Batman a lui aussi été une icône, au sein de communautés LGBT.
Après guerre, alors que l’homosexualité est encore illégale, la communauté gay joue sur l’idée de déguisement et de travestissement. Certains super-héros l’inspirent, comme Batman, qui n’est pas le héros sombre et bodybuildé d’aujourd’hui. Il est complètement kitch, aux tenues moulantes très colorées, et danse de manière comique. On affirme çà et là qu’il aurait une relation homosexuelle avec son jeune compagnon d’arme Robin. Joel Schumacher dans son film Batman et Robin (1997), avec George Clooney, multiplie les allusions à ce Batman gay des années 1960. Dès les premières images, il fait un gros plan sur les fesses du super-héros en costume moulant et aux tétons apparents.

Les super-héros semblent très progressistes…
Ils ne l’ont pas toujours été ! Le maccarthysme, la « peur des rouges », était très présent dans les années 1950. De nombreux hommes politiques voient les valeurs familiales chrétiennes comme un rempart à la menace soviétique et athée. Les comics ne sont pas épargnés par cette vague réactionnaire. Wonder Woman est transformée en femme au foyer dépendante. On donne à Batman une petite amie, Batwoman, et un chien, Ace, pour qu’il apparaisse comme un bon père de famille. On retrouve des discours conservateurs, notamment dans les années 1980 de Ronald Reagan, avec des personnages comme le Punisher, qui tue directement les criminels sans procès. Son symbole à tête de mort a été repris par des mouvements pro armes et d’extrême droite.

Les super-héros sont-ils malgré tout un message d’espoir ?

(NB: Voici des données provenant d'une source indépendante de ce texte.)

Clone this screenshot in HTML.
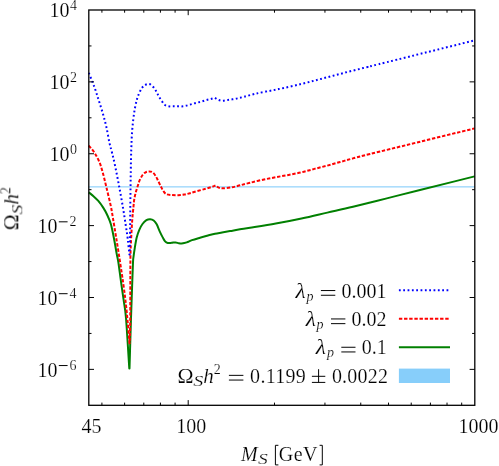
<!DOCTYPE html>
<html><head><meta charset="utf-8"><title>plot</title>
<style>html,body{margin:0;padding:0;background:#fff;}svg{display:block;}text{font-family:"Liberation Serif",serif;fill:#000;font-size:20px;stroke:#fff;stroke-width:0.18px;}.i{font-style:italic;}.s{font-size:14px;}.op{stroke:#000;stroke-width:1.0;fill:none;}</style></head><body>
<svg width="499" height="466" viewBox="0 0 499 466">
<rect x="0" y="0" width="499" height="466" fill="#fff"/>
<g opacity="0.999">
<rect x="88.80" y="186.20" width="386.00" height="1.3" fill="#87cefa" opacity="0.85"/>
<g fill="none" stroke-linejoin="round">
<path d="M88.80,192.40C90.37,193.67 91.92,194.78 93.50,196.20C95.08,197.62 96.68,199.00 98.30,200.90C99.92,202.80 101.75,205.33 103.20,207.60C104.65,209.87 105.72,211.72 107.00,214.50C108.28,217.28 109.70,220.10 110.90,224.30C112.10,228.50 113.23,234.77 114.20,239.70C115.17,244.63 116.00,250.10 116.70,253.90C117.40,257.70 117.65,257.62 118.40,262.50C119.15,267.38 120.30,276.75 121.20,283.20C122.10,289.65 123.00,295.40 123.80,301.20C124.60,307.00 125.08,306.80 126.00,318.00C126.92,329.20 128.20,351.60 129.30,368.40L129.50,368.40C130.00,351.60 130.55,332.15 131.00,318.00C131.45,303.85 131.87,292.78 132.20,283.50C132.53,274.22 132.78,266.75 133.00,262.30C133.22,257.85 133.20,259.22 133.50,256.80C133.80,254.38 134.27,251.02 134.80,247.80C135.33,244.58 135.95,240.50 136.70,237.50C137.45,234.50 138.33,232.05 139.30,229.80C140.27,227.55 141.32,225.60 142.50,224.00C143.68,222.40 145.12,220.98 146.40,220.20C147.68,219.42 148.98,219.25 150.20,219.30C151.42,219.35 152.62,219.67 153.70,220.50C154.78,221.33 155.70,222.48 156.70,224.30C157.70,226.12 158.70,229.22 159.70,231.40C160.70,233.58 161.80,235.73 162.70,237.40C163.60,239.07 164.27,240.47 165.10,241.40C165.93,242.33 166.60,242.77 167.70,243.00C168.80,243.23 170.37,242.90 171.70,242.80C173.03,242.70 174.53,242.33 175.70,242.40C176.87,242.47 177.70,243.03 178.70,243.20C179.70,243.37 180.37,243.53 181.70,243.40C183.03,243.27 184.98,242.95 186.70,242.40C188.42,241.85 189.78,240.88 192.00,240.10C194.22,239.32 197.33,238.47 200.00,237.70C202.67,236.93 205.50,236.17 208.00,235.50C210.50,234.83 212.67,234.20 215.00,233.70C217.33,233.20 219.50,232.93 222.00,232.50C224.50,232.07 227.00,231.63 230.00,231.10C233.00,230.57 236.67,229.85 240.00,229.30C243.33,228.75 244.03,228.75 250.00,227.80C255.97,226.85 267.22,225.15 275.80,223.60C284.38,222.05 292.92,220.33 301.50,218.50C310.08,216.67 318.72,214.57 327.30,212.60C335.88,210.63 343.25,209.03 353.00,206.70C362.75,204.37 374.63,201.38 385.80,198.60C396.97,195.82 405.20,193.70 420.00,190.00C434.80,186.30 456.40,180.93 474.60,176.40" stroke="#008000" stroke-width="2"/>
<path d="M88.80,145.60C90.70,147.97 92.75,149.98 94.50,152.70C96.25,155.42 97.95,158.70 99.30,161.90C100.65,165.10 101.42,167.67 102.60,171.90C103.78,176.13 105.02,181.53 106.40,187.30C107.78,193.07 109.82,201.40 110.90,206.50C111.98,211.60 112.03,212.78 112.90,217.90C113.77,223.02 114.93,230.02 116.10,237.20C117.27,244.38 118.72,253.33 119.90,261.00C121.08,268.67 122.23,276.28 123.20,283.20C124.17,290.12 125.00,296.53 125.70,302.50C126.40,308.47 126.77,312.20 127.40,319.00C128.03,325.80 128.80,335.20 129.50,343.30L129.70,343.30C129.87,335.53 130.08,333.72 130.20,320.00C130.32,306.28 130.28,273.73 130.40,261.00C130.52,248.27 130.60,250.37 130.90,243.60C131.20,236.83 131.77,226.58 132.20,220.40C132.63,214.22 133.17,209.95 133.50,206.50C133.83,203.05 133.85,201.95 134.20,199.70C134.55,197.45 135.05,195.17 135.60,193.00C136.15,190.83 136.83,188.80 137.50,186.70C138.17,184.60 138.75,182.35 139.60,180.40C140.45,178.45 141.60,176.35 142.60,175.00C143.60,173.65 144.50,172.90 145.60,172.30C146.70,171.70 148.00,171.38 149.20,171.40C150.40,171.42 151.70,171.60 152.80,172.40C153.90,173.20 154.90,174.77 155.80,176.20C156.70,177.63 157.33,179.25 158.20,181.00C159.07,182.75 160.18,185.10 161.00,186.70C161.82,188.30 162.25,189.38 163.10,190.60C163.95,191.82 164.80,193.27 166.10,194.00C167.40,194.73 168.90,194.80 170.90,195.00C172.90,195.20 175.90,195.27 178.10,195.20C180.30,195.13 182.12,194.93 184.10,194.60C186.08,194.27 187.82,193.78 190.00,193.20C192.18,192.62 194.57,191.85 197.20,191.10C199.83,190.35 203.30,189.42 205.80,188.70C208.30,187.98 210.58,187.33 212.20,186.80C213.82,186.27 214.40,185.93 215.50,185.50L215.50,185.50C216.57,186.20 217.45,187.13 218.70,187.60C219.95,188.07 220.87,188.33 223.00,188.30C225.13,188.27 228.65,187.90 231.50,187.40C234.35,186.90 237.02,186.07 240.10,185.30C243.18,184.53 246.20,183.73 250.00,182.80C253.80,181.87 258.60,180.63 262.90,179.70C267.20,178.77 271.52,178.00 275.80,177.20C280.08,176.40 284.32,175.72 288.60,174.90C292.88,174.08 297.20,173.30 301.50,172.30C305.80,171.30 310.10,170.02 314.40,168.90C318.70,167.78 323.02,166.75 327.30,165.60C331.58,164.45 335.82,163.20 340.10,162.00C344.38,160.80 348.02,159.73 353.00,158.40C357.98,157.07 349.73,159.00 370.00,154.00C390.27,149.00 439.73,136.93 474.60,128.40" stroke="#ff0000" stroke-width="2" stroke-dasharray="3.4 1.75"/>
<path d="M88.80,72.80C90.77,77.83 93.02,83.23 94.70,87.90C96.38,92.57 97.48,96.33 98.90,100.80C100.32,105.27 101.93,110.23 103.20,114.70C104.47,119.17 105.47,122.95 106.50,127.60C107.53,132.25 108.48,138.43 109.40,142.60C110.32,146.77 111.07,148.80 112.00,152.60C112.93,156.40 113.80,159.72 115.00,165.40C116.20,171.08 117.87,179.63 119.20,186.70C120.53,193.77 121.92,201.42 123.00,207.80C124.08,214.18 124.92,219.88 125.70,225.00C126.48,230.12 127.08,233.58 127.70,238.50C128.32,243.42 128.83,249.17 129.40,254.50L129.70,254.50C129.83,246.57 130.00,238.62 130.10,230.70C130.20,222.78 130.20,216.17 130.30,207.00C130.40,197.83 130.58,183.75 130.70,175.70C130.82,167.65 130.88,163.68 131.00,158.70C131.12,153.72 131.23,150.08 131.40,145.80C131.57,141.52 131.70,137.28 132.00,133.00C132.30,128.72 132.72,124.22 133.20,120.10C133.68,115.98 134.25,111.85 134.90,108.30C135.55,104.75 136.32,101.47 137.10,98.80C137.88,96.13 138.75,94.17 139.60,92.30C140.45,90.43 141.23,88.83 142.20,87.60C143.17,86.37 144.20,85.50 145.40,84.90C146.60,84.30 148.13,83.70 149.40,84.00C150.67,84.30 151.97,85.65 153.00,86.70C154.03,87.75 154.85,89.10 155.60,90.30C156.35,91.50 156.85,92.68 157.50,93.90C158.15,95.12 158.77,96.38 159.50,97.60C160.23,98.82 161.05,100.02 161.90,101.20C162.75,102.38 163.50,103.85 164.60,104.70C165.70,105.55 167.13,106.05 168.50,106.30C169.87,106.55 171.38,106.20 172.80,106.20C174.22,106.20 175.55,106.27 177.00,106.30C178.45,106.33 180.05,106.48 181.50,106.40C182.95,106.32 184.28,106.10 185.70,105.80C187.12,105.50 188.58,105.00 190.00,104.60C191.42,104.20 192.83,103.77 194.20,103.40C195.57,103.03 196.83,102.75 198.20,102.40C199.57,102.05 201.00,101.70 202.40,101.30C203.80,100.90 205.22,100.38 206.60,100.00C207.98,99.62 209.32,99.37 210.70,99.00C212.08,98.63 213.50,98.20 214.90,97.80L214.90,97.80C216.00,98.47 216.98,99.30 218.20,99.80C219.42,100.30 220.78,100.73 222.20,100.80C223.62,100.87 225.25,100.42 226.70,100.20C228.15,99.98 229.50,99.72 230.90,99.50C232.30,99.28 233.77,99.15 235.10,98.90C236.43,98.65 237.60,98.30 238.90,98.00C240.20,97.70 241.50,97.45 242.90,97.10C244.30,96.75 245.27,96.45 247.30,95.90C249.33,95.35 252.02,94.52 255.10,93.80C258.18,93.08 261.87,92.38 265.80,91.60C269.73,90.82 272.75,90.38 278.70,89.10C284.65,87.82 294.13,85.68 301.50,83.90C308.87,82.12 315.75,80.25 322.90,78.40C330.05,76.55 337.25,74.63 344.40,72.80C351.55,70.97 360.08,68.83 365.80,67.40C371.52,65.97 360.57,68.70 378.70,64.20C396.83,59.70 442.63,48.33 474.60,40.40" stroke="#0000ff" stroke-width="2" stroke-dasharray="1.8 2.53"/>
</g>
<path d="M88.80,369.36h5.20M474.80,369.36h-5.20M88.80,333.43h2.70M474.80,333.43h-2.70M88.80,297.49h5.20M474.80,297.49h-5.20M88.80,261.55h2.70M474.80,261.55h-2.70M88.80,225.62h5.20M474.80,225.62h-5.20M88.80,189.68h2.70M474.80,189.68h-2.70M88.80,153.75h5.20M474.80,153.75h-5.20M88.80,117.81h2.70M474.80,117.81h-2.70M88.80,81.87h5.20M474.80,81.87h-5.20M88.80,45.94h2.70M474.80,45.94h-2.70M101.91,405.30v-2.70M101.91,10.00v2.70M124.61,405.30v-2.70M124.61,10.00v2.70M143.80,405.30v-2.70M143.80,10.00v2.70M160.42,405.30v-2.70M160.42,10.00v2.70M175.08,405.30v-2.70M175.08,10.00v2.70M188.19,405.30v-5.20M188.19,10.00v5.20M274.47,405.30v-2.70M274.47,10.00v2.70M324.94,405.30v-2.70M324.94,10.00v2.70M360.75,405.30v-2.70M360.75,10.00v2.70M388.52,405.30v-2.70M388.52,10.00v2.70M411.22,405.30v-2.70M411.22,10.00v2.70M430.40,405.30v-2.70M430.40,10.00v2.70M447.02,405.30v-2.70M447.02,10.00v2.70M461.69,405.30v-2.70M461.69,10.00v2.70" stroke="#000" stroke-width="1.0" fill="none"/>
<rect x="88.80" y="10.00" width="386.00" height="395.30" fill="none" stroke="#000" stroke-width="1.3"/>
<text x="49.6" y="17.40">10</text><text class="s" x="69.9" y="10.20">4</text>
<text x="49.6" y="89.27">10</text><text class="s" x="69.9" y="82.07">2</text>
<text x="49.6" y="161.15">10</text><text class="s" x="69.9" y="153.95">0</text>
<text x="37.4" y="233.02">10</text><path class="op" d="M58.80,221.82H67.60"/><text class="s" x="69.4" y="225.82">2</text>
<text x="37.4" y="304.89">10</text><path class="op" d="M58.80,293.69H67.60"/><text class="s" x="69.4" y="297.69">4</text>
<text x="37.4" y="376.76">10</text><path class="op" d="M58.80,365.56H67.60"/><text class="s" x="69.4" y="369.56">6</text>
<text x="81.6" y="432.6">45</text>
<text x="176.3" y="432.6">100</text>
<text x="458.4" y="432.6">1000</text>
<text class="i" x="241" y="460.6">M</text><text class="i s" transform="translate(258.0,464.2) scale(1.4,1)">S</text><text x="278.8" y="460.6" letter-spacing="0.4">GeV</text><path class="op" d="M278.4,445.3H275.4V464.9H278.4M319.6,445.3H322.3V464.9H319.6"/>
<g transform="translate(18.3,229.6) rotate(-90)"><text x="-0.80" y="0.00" style="font-size:21.6px">Ω</text><text class="i" transform="translate(14.90,3.60) scale(1.3,1)" style="font-size:15.4px">S</text><text class="i" x="24.90" y="0.00" style="font-size:21px">h</text><text class="s" x="35.40" y="-8.30">2</text></g>
<text class="i" transform="translate(295.40,297.70) scale(1.18,1)">λ</text>
<text class="i s" x="306.60" y="300.70">p</text>
<path class="op" d="M320.90,290.55H335.30M320.90,295.25H335.30"/>
<text x="341.50" y="297.70">0.001</text>
<text class="i" transform="translate(305.80,326.10) scale(1.18,1)">λ</text>
<text class="i s" x="316.60" y="329.10">p</text>
<path class="op" d="M331.00,318.95H345.40M331.00,323.65H345.40"/>
<text x="351.60" y="326.10">0.02</text>
<text class="i" transform="translate(315.80,354.40) scale(1.18,1)">λ</text>
<text class="i s" x="327.00" y="357.40">p</text>
<path class="op" d="M341.30,347.25H355.50M341.30,351.95H355.50"/>
<text x="361.70" y="354.40">0.1</text>
<text x="177.60" y="382.50" style="font-size:21.6px">Ω</text><text class="i" transform="translate(193.30,386.10) scale(1.3,1)" style="font-size:15.4px">S</text><text class="i" x="203.30" y="382.50" style="font-size:21px">h</text><text class="s" x="213.80" y="374.20">2</text>
<path class="op" d="M228.90,375.35H243.40M228.90,380.05H243.40"/>
<text x="250.1" y="382.50" letter-spacing="0.3">0.1199</text>
<path class="op" d="M311.90,382.40H325.30M311.90,376.30H325.30M318.60,369.20V382.40"/>
<text x="331.9" y="382.50" letter-spacing="0.2">0.0022</text>
<g fill="none">
<path d="M398.90,290.20H450.00" stroke="#0000ff" stroke-width="2" stroke-dasharray="1.8 2.53"/>
<path d="M398.90,318.70H450.00" stroke="#ff0000" stroke-width="2" stroke-dasharray="3.4 1.75"/>
<path d="M398.90,347.25H450.00" stroke="#008000" stroke-width="2"/>
</g>
<rect x="398.90" y="368.60" width="51.10" height="14.40" fill="#87cefa"/>
</g>
</svg></body></html>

Quand Siegel et Shuster ont créé Superman dans les années 1930, ils avaient devant eux un monde qui menaçait d’imploser, avec la montée des totalitarismes et la crise économique de 1929. Aujourd’hui, on est aussi dans une situation angoissante, avec la crise écologique et sanitaire, et je pense sincèrement qu’on crée des super-héros pour continuer à avoir foi dans le futur. Penser que la société peut toujours progresser dans un sens positif est intrinsèque au genre super-héroïque.